Йоахим смотрит на нее. Затем его осеняет. Она тоже подумала о том, что он будет сидеть там, в своем кабинете, расстроенный, злой. И это будет по ее вине.

— Да плевать я хотел на эту писанину! Я просто хочу, чтобы ты была моей, — шепчет он.

Его голос недостаточно силен, чтобы были слышны все слова, и они теряются на полпути. И она отступает еще на один шаг.

— Луиза…

Она качает головой. Это уже ничего не даст. Она поворачивается и уходит. Йоахим продолжает стоять, хотя ему тоже следовало бы уйти, вместо того чтобы провожать ее взглядом: это почти мазохизм — смотреть, как она идет вдаль по улице, не оборачиваясь, как садится в огромный автомобиль. Она знала еще в ресторане, что уедет сейчас. Автомобиль ждал ее, а теперь он разворачивается и проезжает мимо Йоахима. Луиза сидит на заднем сиденье, а впереди сидит мужчина, которого он раньше не видел.

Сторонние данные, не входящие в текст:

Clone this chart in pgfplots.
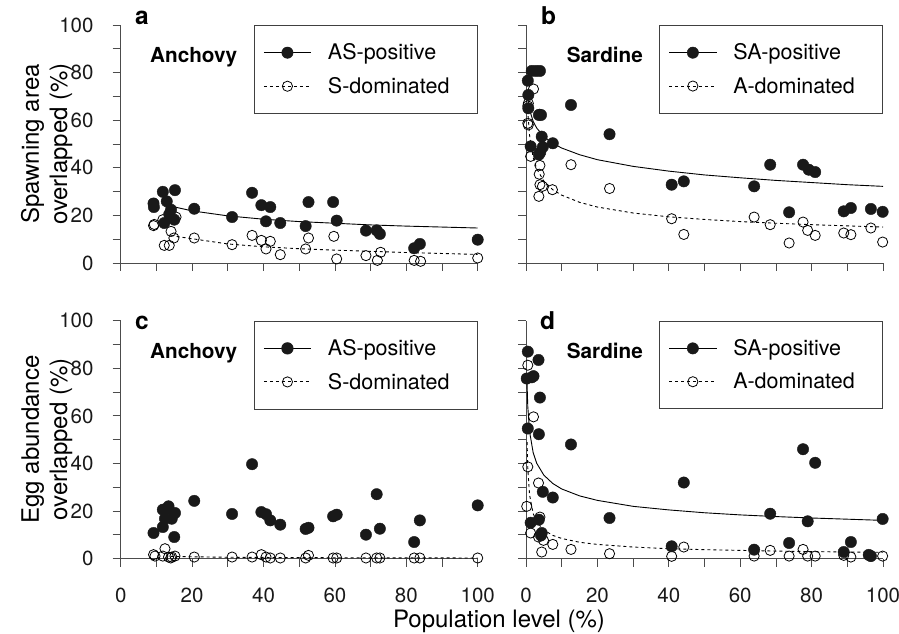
\documentclass[border=0pt]{standalone}
\usepackage{fontspec}
\setmainfont{TeX Gyre Heros}
\usepackage{pgfplots}
\pgfplotsset{compat=1.18}

\definecolor{axisgray}{gray}{0.3}
\definecolor{dotblack}{gray}{0.1}

\pgfplotsset{
  panel/.style={
    scale only axis, width=357pt, height=238pt,
    xmin=0, xmax=100, ymin=0, ymax=100,
    axis x line*=bottom, axis y line*=left,
    axis line style={axisgray, line width=0.8pt, -},
    xtick={0,20,...,100}, minor xtick={10,30,...,90},
    ytick={0,20,...,100}, minor ytick={10,30,...,90},
    tick align=outside, major tick length=8pt, minor tick length=8pt,
    every tick/.style={axisgray, line width=0.8pt},
    every minor tick/.style={axisgray, line width=0.8pt},
    /pgf/number format/assume math mode=true,
    ticklabel style={font=\fontsize{20.5}{23}\selectfont, black!90},
    xticklabel style={inner sep=0pt, anchor=north, yshift=-21pt},
    yticklabel style={inner sep=0pt, anchor=east, xshift=-19pt},
    clip=false,
    legend image code/.code={
      \draw[mark repeat=2, mark phase=2, ##1] plot coordinates {(0pt,0pt) (23.65pt,0pt) (47.3pt,0pt)};
    },
    legend style={at={(1,1)}, anchor=north east, draw=black!75, line width=0.8pt,
      fill=white, inner xsep=9.3pt, inner ysep=16.5pt,
      font=\fontsize{21.5}{24}\selectfont,
      cells={anchor=west, inner sep=0pt},
      /tikz/column sep=14.4pt, /tikz/row sep=12pt},
  },
  noxlabels/.style={xticklabels={}},
  noylabels/.style={yticklabels={}},
  pos/.style={only marks, mark=*, mark size=5.7pt,
    mark options={draw=dotblack, fill=dotblack, line width=0.4pt}, forget plot},
  neg/.style={only marks, mark=o, mark size=5.1pt,
    mark options={draw=black, line width=0.8pt}, forget plot},
  fitsolid/.style={no marks, black, line width=0.9pt, forget plot},
  fitdash/.style={no marks, black, line width=0.9pt, dash pattern=on 3pt off 3pt, forget plot},
  legsolid/.style={black, line width=0.9pt, mark=*, mark size=5.7pt,
    mark options={solid, draw=dotblack, fill=dotblack, line width=0.4pt}},
  legdash/.style={black, line width=0.9pt, dash pattern=on 3pt off 3pt, mark=o, mark size=5.1pt,
    mark options={solid, draw=black, line width=0.8pt}},
}

\newcommand{\panelletter}[2]{\node[anchor=base west, inner sep=0pt, font=\fontsize{24.5}{26}\selectfont\bfseries] at #1 {#2};}
\newcommand{\species}[2]{\node[anchor=base west, inner sep=0pt, font=\fontsize{20.7}{24}\selectfont\bfseries] at #1 {#2};}

\begin{document}
\begin{tikzpicture}
\useasboundingbox (0pt,0pt) rectangle (899pt,634pt);

% ---------- a: spawning area, anchovy
\begin{axis}[panel, noxlabels, at={(120.7pt,371pt)}, anchor=south west]
\addlegendimage{legsolid}
\addlegendentry{AS-positive}
\addlegendimage{legdash}
\addlegendentry{S-dominated\hspace*{16.5pt}}
\addplot[neg] coordinates {
 (9.2,15.7) (9.4,16.2) (11.8,18.2) (15.5,19.3) (14.1,13.3) (14.9,10.5) (12.2,7.4) (13.6,7.4)
 (20.6,10.5) (31.2,7.7) (36.8,11.6) (39.4,9.5) (41.9,9.1) (40.7,5.9) (44.7,3.5) (51.8,5.9)
 (52.6,10.5) (59.7,11.2) (60.5,1.7) (68.7,3.1) (71.9,1.1) (72.8,4.5) (82.2,1.1) (84.0,0.7) (100,2.1)
};
\addplot[pos] coordinates {
 (9.2,25.0) (9.3,23.5) (11.8,29.9) (12.9,25.9) (15.2,30.6) (14.1,22.4) (13.6,20.5) (15.0,18.2)
 (12.2,16.8) (20.6,22.8) (31.2,19.3) (36.8,29.5) (39.4,24.3) (41.9,23.5) (40.7,17.5) (44.7,16.8)
 (51.8,15.5) (52.6,25.6) (59.5,25.6) (60.5,17.8) (68.7,13.6) (71.7,13.7) (72.6,12.2) (82.2,6.2)
 (83.8,8.0) (100,9.8)
};
\addplot[fitsolid] coordinates {
 (14,23.9) (20,21.9) (30,19.8) (40,18.4) (50,17.4) (60,16.7) (70,16.0) (80,15.5) (90,15.1) (100,14.7)
};
\addplot[fitdash] coordinates {
 (14,11.5) (20,10.2) (30,8.0) (40,6.8) (50,6.0) (60,5.4) (70,4.9) (80,4.4) (90,4.0) (100,3.6)
};
\panelletter{(rel axis cs:0.040,1)}{a}
\species{(rel axis cs:0.082,0.841)}{Anchovy}
\end{axis}

% ---------- b: spawning area, sardine
\begin{axis}[panel, noxlabels, noylabels, at={(526pt,371pt)}, anchor=south west]
\addlegendimage{legsolid}
\addlegendentry{SA-positive}
\addlegendimage{legdash}
\addlegendentry{A-dominated\hspace*{16.5pt}}
\addplot[neg] coordinates {
 (2.1,73.1) (0.65,67.1) (0.5,66.0) (0.5,58.7) (0.65,58.0) (3.8,62.5) (1.3,44.8) (3.9,41.0)
 (3.7,37.3) (4.6,32.2) (3.9,32.9) (3.6,28.0) (7.4,30.8) (12.6,41.3) (23.4,31.3) (40.8,18.6)
 (44.2,12.0) (63.9,19.3) (68.4,16.1) (73.7,8.4) (77.6,17.2) (78.9,13.7) (81.0,11.6) (89.0,12.6)
 (91.0,11.9) (96.6,14.7) (99.9,8.8)
};
\addplot[pos] coordinates {
 (1.6,80.7) (2.8,80.7) (3.9,80.7) (0.5,76.6) (0.65,70.6) (0.65,65.0) (3.6,62.2) (4.2,62.2)
 (4.4,53.1) (1.3,49.0) (3.6,45.5) (4.7,48.7) (4.0,46.5) (7.5,50.3) (12.6,66.4) (23.4,54.1)
 (40.8,32.9) (44.2,34.3) (63.9,32.2) (68.4,41.3) (77.6,41.3) (79.2,39.2) (81.0,38.2) (73.7,21.3)
 (89.0,21.7) (91.0,23.1) (96.6,22.7) (99.9,21.5)
};
\addplot[fitsolid] coordinates {
 (0.5,69.2) (1,64.4) (2,59.5) (3,56.7) (5,53.1) (7.5,50.3) (10,48.3) (15,45.5) (20,43.4)
 (30,40.6) (40,38.6) (50,37.0) (60,35.8) (70,34.7) (80,33.8) (90,32.9) (100,32.2)
};
\addplot[fitdash] coordinates {
 (0.6,61.7) (1,53.6) (2,44.3) (3,39.6) (5,34.4) (7.5,30.8) (10,28.5) (15,25.5) (20,23.5)
 (30,21.0) (40,19.4) (50,18.3) (60,17.4) (70,16.7) (80,16.1) (90,15.6) (100,15.1)
};
\panelletter{(rel axis cs:0.042,1)}{b}
\species{(rel axis cs:0.114,0.841)}{Sardine}
\end{axis}

% ---------- c: egg abundance, anchovy
\begin{axis}[panel, at={(120.7pt,75.3pt)}, anchor=south west]
\addlegendimage{legend image code/.code={
  \path (0pt,0pt) -- (47.3pt,0pt);
  \fill[dotblack] (23.65pt,0pt) circle[radius=5.7pt];}}
\addlegendentry{AS-positive}
\addlegendimage{legdash}
\addlegendentry{S-dominated\hspace*{16.5pt}}
\addplot[neg] coordinates {
 (9.2,1.7) (9.6,1.1) (12.4,4.2) (11.8,1.1) (13.4,0.7) (14.3,0.7) (15.2,1.1) (14.0,0.3)
 (20.6,0.7) (31.2,0.7) (36.8,0.7) (39.4,1.7) (40.7,0.7) (41.9,0.3) (44.7,0.3) (51.8,0.3)
 (52.6,1.4) (59.5,0.3) (60.5,0.3) (68.7,0.3) (71.7,0.3) (72.6,0.3) (82.2,0.3) (83.8,0.3) (100,0.3)
};
\addplot[pos] coordinates {
 (9.2,10.8) (11.8,13.3) (11.8,20.6) (13.4,22.0) (12.4,16.8) (14.3,16.8) (15.2,19.2) (15.0,9.1)
 (12.9,21.0) (20.6,24.3) (31.2,18.8) (36.8,39.7) (39.4,19.6) (40.7,18.7) (41.9,16.1) (44.7,14.3)
 (51.8,12.5) (52.6,13.0) (59.5,17.8) (60.5,18.5) (68.7,10.1) (71.7,27.1) (72.6,12.6) (82.2,7.0)
 (83.8,16.1) (100,22.4)
};
\addplot[fitdash] coordinates {
 (14,1.0) (20,0.8) (30,0.6) (45,0.5) (60,0.4) (80,0.35) (100,0.3)
};
\panelletter{(rel axis cs:0.040,0.964)}{c}
\species{(rel axis cs:0.082,0.843)}{Anchovy}
\end{axis}

% ---------- d: egg abundance, sardine
\begin{axis}[panel, noylabels, at={(526pt,75.3pt)}, anchor=south west]
\addlegendimage{legsolid}
\addlegendentry{SA-positive}
\addlegendimage{legdash}
\addlegendentry{A-dominated\hspace*{16.5pt}}
\addplot[neg] coordinates {
 (0.5,81.3) (2.1,59.6) (0.5,38.6) (3.5,31.8) (0.2,22.0) (1.3,10.8) (3.9,17.5) (3.5,9.1)
 (4.9,7.7) (4.4,2.8) (7.5,6.0) (12.6,3.9) (23.4,2.1) (40.8,1.0) (44.2,4.9) (63.9,1.1)
 (68.4,3.5) (73.7,1.1) (77.6,3.9) (78.9,1.1) (81.0,1.1) (89.0,1.4) (91.0,0.7) (96.6,1.1) (99.9,1.1)
};
\addplot[pos] coordinates {
 (0.5,87.0) (3.5,83.5) (0.2,75.7) (2.1,76.7) (1.6,76.2) (3.9,67.7) (0.5,54.7) (3.6,52.3)
 (12.6,48.0) (44.2,32.0) (4.7,28.1) (7.5,25.7) (23.4,17.1) (1.3,15.1) (3.6,16.4) (4.4,10.8)
 (4.2,9.8) (40.8,5.2) (63.9,3.8) (68.4,18.9) (73.7,6.6) (77.6,46.0) (81.0,40.3) (78.9,15.7)
 (89.0,2.8) (91.0,7.0) (96.6,1.1) (96.0,1.6) (99.9,16.7)
};
\addplot[fitsolid] coordinates {
 (0.25,76.5) (0.3,73.0) (0.5,63.9) (1,53.4) (2,44.6) (3,40.1) (5,35.1) (7.5,31.6) (10,29.3)
 (15,26.4) (20,24.5) (30,22.0) (40,20.5) (50,19.3) (60,18.4) (70,17.7) (80,17.1) (90,16.6) (100,16.1)
};
\addplot[fitdash] coordinates {
 (0.3,49.0) (0.5,38.0) (1,26.8) (2,19.0) (3,15.5) (5,12.0) (7.5,9.8) (10,8.5) (15,6.9)
 (20,6.0) (30,4.9) (40,4.2) (50,3.8) (60,3.5) (70,3.2) (80,3.0) (90,2.8) (100,2.7)
};
\panelletter{(rel axis cs:0.039,0.964)}{d}
\species{(rel axis cs:0.114,0.843)}{Sardine}
\end{axis}

% ---------- shared labels
\node[rotate=90, anchor=base, inner sep=0pt, font=\fontsize{24}{28}\selectfont] at (39pt,490pt) {Spawning area};
\node[rotate=90, anchor=base, inner sep=0pt, font=\fontsize{24}{28}\selectfont] at (67pt,490pt) {overlapped (\%)};
\node[rotate=90, anchor=base, inner sep=0pt, font=\fontsize{24}{28}\selectfont] at (39pt,194.5pt) {Egg abundance};
\node[rotate=90, anchor=base, inner sep=0pt, font=\fontsize{24}{28}\selectfont] at (67pt,194.5pt) {overlapped (\%)};
\node[anchor=base, inner sep=0pt, font=\fontsize{24}{28}\selectfont] at (499pt,6.2pt) {Population level (\%)};
\end{tikzpicture}
\end{document}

В это время на светофоре загорается зеленый. Наконец-то Йоахим снова может двигаться. Он проходит несколько метров вслед за автомобилем по направлению к Ратушной площади, его взгляд прикован к красным точкам его задних огоньков. Может быть, есть такие слова, которые смогли бы вернуть ее к нему, только вот он пока их не нашел?

Йоахим останавливается. Красные огоньки смешались с огоньками прочих автомобилей. Луиза уехала.